Nonprofit accounting has its own rules. Fund accounting, functional expense allocation, and Form 990 preparation all require specialized knowledge that general-purpose AI agents lack.

Generate Board-Ready Financial Reports

Install a nonprofit finance skill from the skills directory and your agent can help prepare statements of financial position, statements of activities, and functional expense reports that follow FASB ASC 958 standards.

Prompt: "Prepare a board summary of Q3 finances. We are tracking
10% under budget on program expenses and 15% over on
fundraising costs. Include variance explanations and a
cash flow projection through year-end."

The skill ensures the output uses nonprofit-specific terminology (net assets without donor restrictions, net assets with donor restrictions) and presents the information in a format that board members expect.

Prepare for Annual Audits

Audit preparation skills help your agent organize supporting documentation, draft footnotes for financial statements, and create schedules that auditors commonly request. This can cut days off the audit preparation process.

Support Form 990 Preparation

While your agent should not file tax documents, a Form 990 skill can help you gather and organize the information your accountant needs: program accomplishments narratives, officer compensation details, and schedule-specific data points that are easy to overlook.

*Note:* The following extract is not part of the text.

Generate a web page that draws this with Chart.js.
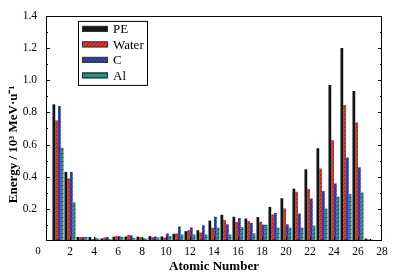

Impact Measurement and Storytelling Skills

Funders and board members want to see results. Impact measurement skills help your agent translate program data into compelling narratives and visualizations.

Build Data Dashboards

Skills that understand nonprofit metrics can help your agent design dashboards that track key performance indicators: cost per outcome, program participation rates, client satisfaction scores, and longitudinal impact data.

Write Impact Reports

An impact storytelling skill teaches your agent to combine quantitative data with qualitative narratives — the numbers and the human stories together. It understands how to frame outcomes in terms that resonate with different audiences: funders want ROI, board members want strategic progress, and community stakeholders want to see themselves reflected in the work.

Prompt: "Write the impact section of our annual report. Programs
served 2,400 youth this year, up 18% from last year.
92% of participants improved reading scores by at least
one grade level. Include a pull quote from a participant."

Getting Started

The fastest path to value is to identify your organization's biggest bottleneck. If grant writing consumes your executive director's weekends, start with a grant writing skill. If donor acknowledgments are three weeks behind, install a donor management skill.

Browse the skills directory and filter by the "nonprofit" tag to see what the community has built. Most skills install in under a minute and start improving your agent's output immediately.

Nonprofits exist to solve problems that markets cannot. OpenClaw skills make sure your AI tools understand that context and work accordingly.